Parece que esperam nosso povo fazer um grande movimento de retomadas para dar uma solução final do processo, como sempre. Pelo jeito, enquanto não nos movimentarmos, nos parece que não farão nada!

Já estivemos em inúmeros estados do país e fora do país denunciando nossa realidade. Fomos para Brasília, entregamos centenas de documentos, conversamos com Ministros (STF, Governo Federal, etc.), Procuradores, Juízes, Advogados, Deputados, e até com o ex-Presidente Lula e até agora não houve nada para que nossos direitos sejam respeitados e cumpridos.

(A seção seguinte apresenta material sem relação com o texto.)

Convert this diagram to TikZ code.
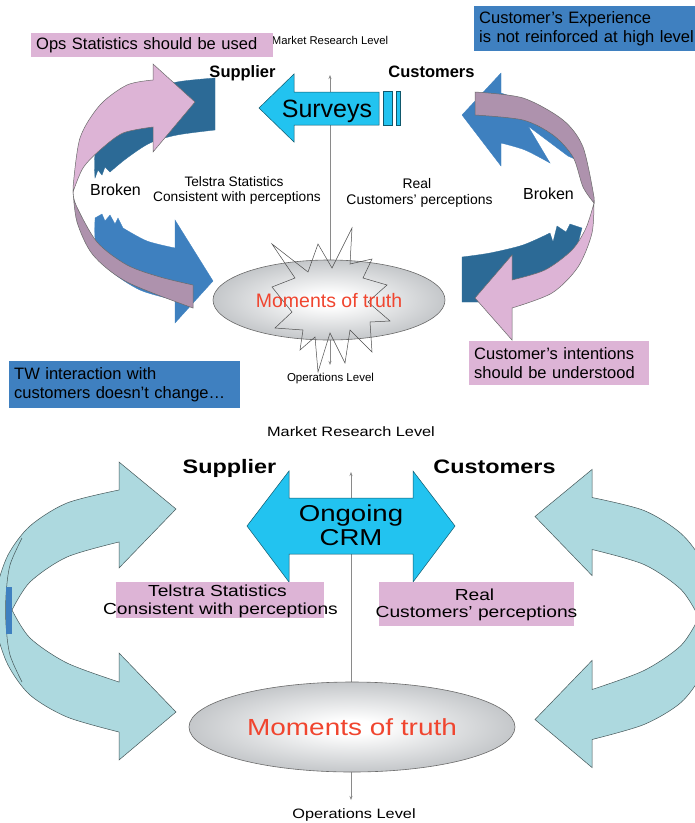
\documentclass[tikz,border=0pt]{standalone}
\usepackage{fontspec}
\setmainfont{Liberation Sans}
\usepackage{graphicx}
\usetikzlibrary{shapes.geometric,arrows.meta}

\definecolor{pinkF}{HTML}{DDB4D6}
\definecolor{mauveF}{HTML}{AE92AD}
\definecolor{dblueF}{HTML}{2C6A96}
\definecolor{mblueF}{HTML}{3E80BF}
\definecolor{cyanF}{HTML}{22C3F0}
\definecolor{lblueF}{HTML}{ADD9DF}
\definecolor{boxblue}{HTML}{3F80C0}
\definecolor{motred}{HTML}{F0452F}
\definecolor{motgray}{HTML}{ABAFB3}
\definecolor{motgrayD}{HTML}{A0A4A8}
\definecolor{edgegray}{HTML}{6A6A6A}
\definecolor{axisgray}{HTML}{8A8A8A}

\pgfdeclareradialshading{motshade}{\pgfpointorigin}{color(0bp)=(white); color(4bp)=(white); color(34bp)=(motgray); color(50bp)=(motgrayD)}

\newcommand{\fsz}[2]{\fontsize{#1}{#2}\selectfont}
\newcommand{\xs}[1]{\scalebox{1.2}[1]{#1}}

\tikzset{
  txt/.style={inner sep=0pt, anchor=base},
  axisline/.style={draw=axisgray, line width=0.6pt, >={Stealth[length=4pt,width=3pt]}, <->},
  shapeedge/.style={draw=edgegray, line width=0.5pt},
  pinkshape/.style={fill=pinkF, shapeedge},
  mauveshape/.style={fill=mauveF, shapeedge},
  dblueshape/.style={fill=dblueF, draw=dblueF, line width=0.3pt},
  mblueshape/.style={fill=mblueF, draw=mblueF, line width=0.3pt},
  cyanshape/.style={fill=cyanF, draw=cyanF!45!black, line width=0.5pt},
  lblueshape/.style={fill=lblueF, draw=lblueF!40!black, line width=0.5pt},
  textbox/.style={rectangle, anchor=north west, inner xsep=5pt, inner ysep=0pt, align=left},
  motell/.style={ellipse, draw=edgegray, line width=0.6pt, shade, shading=motshade, inner sep=0pt},
  starline/.style={draw=black!70, line width=0.5pt},
  labelrect/.style={rectangle, anchor=north west, inner sep=0pt, fill=pinkF},
}

\newcommand{\lbshape}{%
  (119,462) -- (176,509) -- (119,568) -- (119,542)
  -- plot[smooth] coordinates {(119,542) (67,557) (30,582) (12,610)}
  -- plot[smooth] coordinates {(12,610) (30,638) (67,663) (119,682)}
  -- (119,653) -- (176,712) -- (119,760) -- (119,732)
  -- plot[smooth] coordinates {(119,732) (67,717) (30,695) (8,665) (-4,630) (-6,610) (-4,590) (8,555) (30,526) (67,503) (119,490)}
  -- cycle}

\begin{document}
\begin{tikzpicture}[x=1pt,y=-1pt]
\useasboundingbox (0,0) rectangle (695,823);
\clip (0,0) rectangle (695,823);
\fill[white] (0,0) rectangle (695,823);

% ================= TOP HALF =================
\coordinate (axTt) at (330,75);
\coordinate (axTb) at (330,365);
\draw[axisline] (axTb) -- (axTt);

\node[txt, font=\fsz{11.3}{13}] (mrT) at (330,44) {Market Research Level};

% left arrows
\filldraw[dblueshape] (215,78) -- plot[smooth] coordinates {(215,78) (177,82) (143,92) (120,108) (103,132) (95,155) (95,178)}
  -- (98,170) -- (102,175) -- (105,167) -- (110,172)
  -- plot[smooth] coordinates {(110,172) (127,158) (150,143) (177,135) (215,130)} -- cycle;
\filldraw[mblueshape] (95,218) -- (102,214) -- (105,221) -- (110,215) -- (115,224) -- (118,218) -- (123,228)
  -- plot[smooth] coordinates {(123,228) (147,241) (175,248)}
  -- (175,220) -- (213,281) -- (175,323) -- (175,300)
  -- plot[smooth] coordinates {(175,300) (140,290) (110,270) (96,245) (95,220)} -- cycle;
\filldraw[mauveshape] (73,190) -- plot[smooth] coordinates {(73,190) (77,222) (93,255) (127,282) (193,308)}
  -- (193,285) -- plot[smooth] coordinates {(193,285) (160,277) (127,265) (97,242) (76,205) (73,190)} -- cycle;
\filldraw[pinkshape] (73,192) -- plot[smooth] coordinates {(73,192) (83,168) (100,150) (123,133) (153,127)}
  -- (153,152) -- (195,102) -- (153,64) -- (153,80)
  -- plot[smooth] coordinates {(153,80) (127,85) (100,105) (80,138) (73,188)} -- cycle;

% right arrows
\filldraw[mblueshape] (462,115) -- (501,73) -- (501,93)
  -- plot[smooth] coordinates {(501,93) (530,104) (555,120) (572,145)}
  -- (577,160) -- (568,156) -- (528,126) -- (550,163)
  -- plot[smooth] coordinates {(550,163) (525,150) (501,143)} -- (501,166) -- cycle;
\filldraw[dblueshape] (462,257) -- plot[smooth] coordinates {(462,257) (490,253) (523,245) (550,233)}
  -- (553,242) -- (557,226) -- (566,232) -- (570,224) -- (582,228) -- (575,255) -- (555,280) -- (520,295) -- (478,302) -- (462,302) -- cycle;
\filldraw[mauveshape] (475,92) -- plot[smooth] coordinates {(475,92) (523,98) (563,120) (583,147) (594,197)}
  -- plot[smooth] coordinates {(594,203) (583,187) (573,157) (553,135) (523,120) (475,115)} -- cycle;
\filldraw[pinkshape] (594,200) -- plot[smooth] coordinates {(594,200) (592,233) (578,267) (552,293) (512,308)}
  -- (512,340) -- (475,298) -- (512,255) -- (512,280)
  -- plot[smooth] coordinates {(512,280) (545,270) (572,250) (586,228) (594,203)} -- cycle;

% surveys arrow
\filldraw[cyanshape] (259,108) -- (294,74) -- (294,92) -- (379,92) -- (379,125) -- (294,125) -- (294,142) -- cycle;
\filldraw[cyanshape] (383,91) rectangle (392,125);
\filldraw[cyanshape] (396,91) rectangle (400,125);
\node[txt, font=\fsz{25}{28}] (surveys) at (327,117) {Surveys};

% moments of truth (top)
\node[motell, minimum width=232pt, minimum height=80pt] (motEllT) at (329,300) {};
\draw[starline] (272,244) -- (308,272) -- (318,244) -- (332,268) -- (352,228) -- (350,264) -- (372,259) -- (363,278)
  -- (387,285) -- (368,302) -- (390,321) -- (370,322) -- (372,352) -- (350,330) -- (345,363) -- (330,333)
  -- (318,372) -- (315,337) -- (300,350) -- (303,330) -- (275,328) -- (292,312) -- (272,287) -- (295,278) -- cycle;
\node[txt, font=\fsz{19.5}{22}, text=motred] (motT) at (329,307) {Moments of truth};
\node[txt, font=\fsz{11.5}{13}] (opT) at (330.5,381) {Operations Level};

% labels top
\node[txt, font=\fsz{16.5}{19}\bfseries] (supT) at (242.5,77) {Supplier};
\node[txt, font=\fsz{16.5}{19}\bfseries] (cusT) at (431.5,77) {Customers};
\node[txt, font=\fsz{16}{19}] (brokL) at (115.5,195) {Broken};
\node[txt, font=\fsz{16}{19}] (brokR) at (548.5,199) {Broken};
\node[txt, font=\fsz{13.7}{16}] (telT1) at (234,186) {Telstra Statistics};
\node[txt, font=\fsz{13.7}{16}] (telT2) at (237,201) {Consistent with perceptions};
\node[txt, font=\fsz{13.9}{16}] (realT1) at (417,188) {Real};
\node[txt, font=\fsz{13.9}{16}] (realT2) at (419.5,204) {Customers’ perceptions};

% boxes top
\node[textbox, fill=pinkF, text width=232pt, minimum height=24pt, font=\fsz{16.5}{19}] (opsBox) at (31,33) {Ops Statistics should be used};
\node[textbox, fill=boxblue, text width=235pt, minimum height=45pt, font=\fsz{16.5}{19}] (expBox) at (474,6) {Customer’s Experience\\is not reinforced at high level};
\node[textbox, fill=pinkF, text width=170pt, minimum height=44pt, font=\fsz{16.5}{19}] (intBox) at (469,341) {Customer’s intentions\\should be understood};
\node[textbox, fill=boxblue, text width=221pt, minimum height=47pt, font=\fsz{16.5}{18.5}] (twBox) at (9,361) {TW interaction with\\customers doesn’t change…};

% ================= BOTTOM HALF =================
\coordinate (axBt) at (351,472);
\coordinate (axBb) at (351,800);
\draw[axisline] (axBb) -- (axBt);

\filldraw[lblueshape] \lbshape;
\draw[lblueF!40!black, line width=0.5pt] plot[smooth] coordinates {(22,538) (10,565) (6,595) (6,625) (10,655) (22,682)};
\fill[boxblue] (6,587) rectangle (12,634);
\begin{scope}[shift={(711,7.5)}, xscale=-1]
  \filldraw[lblueshape] \lbshape;
\end{scope}

\filldraw[cyanshape] (247,526) -- (289,471) -- (289,498) -- (413,498) -- (413,471) -- (455,526) -- (413,582) -- (413,554) -- (289,554) -- (289,582) -- cycle;
\node[txt, font=\fsz{23}{26}] (ongoing) at (351,521.5) {\xs{Ongoing}};
\node[txt, font=\fsz{23}{26}] (crm) at (351,545) {\xs{CRM}};

\node[labelrect, minimum width=208pt, minimum height=36pt] (telBox) at (116,582) {};
\node[labelrect, minimum width=195pt, minimum height=44pt] (realBox) at (379,582) {};
\node[txt, font=\fsz{16}{18}] (telB1) at (217.5,596) {\xs{Telstra Statistics}};
\node[txt, font=\fsz{16}{18}] (telB2) at (220.5,614) {\xs{Consistent with perceptions}};
\node[txt, font=\fsz{16}{18}] (realB1) at (474.5,600) {\xs{Real}};
\node[txt, font=\fsz{16}{18}] (realB2) at (476.5,617) {\xs{Customers’ perceptions}};

\node[motell, minimum width=326pt, minimum height=90pt] (motEllB) at (352,727) {};
\node[txt, font=\fsz{23.3}{26}, text=motred] (motB) at (352,735) {\xs{Moments of truth}};

\node[txt, font=\fsz{13.6}{16}] (mrB) at (351,436) {\xs{Market Research Level}};
\node[txt, font=\fsz{13.6}{16}] (opB) at (354,818) {\xs{Operations Level}};
\node[txt, font=\fsz{19.5}{22}\bfseries] (supB) at (229.5,473) {\xs{Supplier}};
\node[txt, font=\fsz{19.5}{22}\bfseries] (cusB) at (494.5,473) {\xs{Customers}};
\end{tikzpicture}
\end{document}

Durante a guerra do Paraguai defendemos a cidade de Miranda enquanto muitos soldados brasileiros estavam em fuga e hoje temos que viver com as migalhas e ainda sermos tachados de invasores de nossa própria terra.

Novamente vimos manifestar que este ano de 2011 o povo Terena não irá admitir mentiras. Queremos imediatamente uma solução definitiva para a demarcação de nossas terras pois do contrário não nos resta outro caminho senão irmos para a luta!

Viva o povo Terena, sua unidade e organização! Viva o futuro de nossas crianças!

 Viva os povos indígenas do Brasil! Viva Cachoeirinha!

Demarcação e Homologação já!

Terra Indígena Cachoeirinha, sede, Miranda/MS, 16 de setembro de 2011.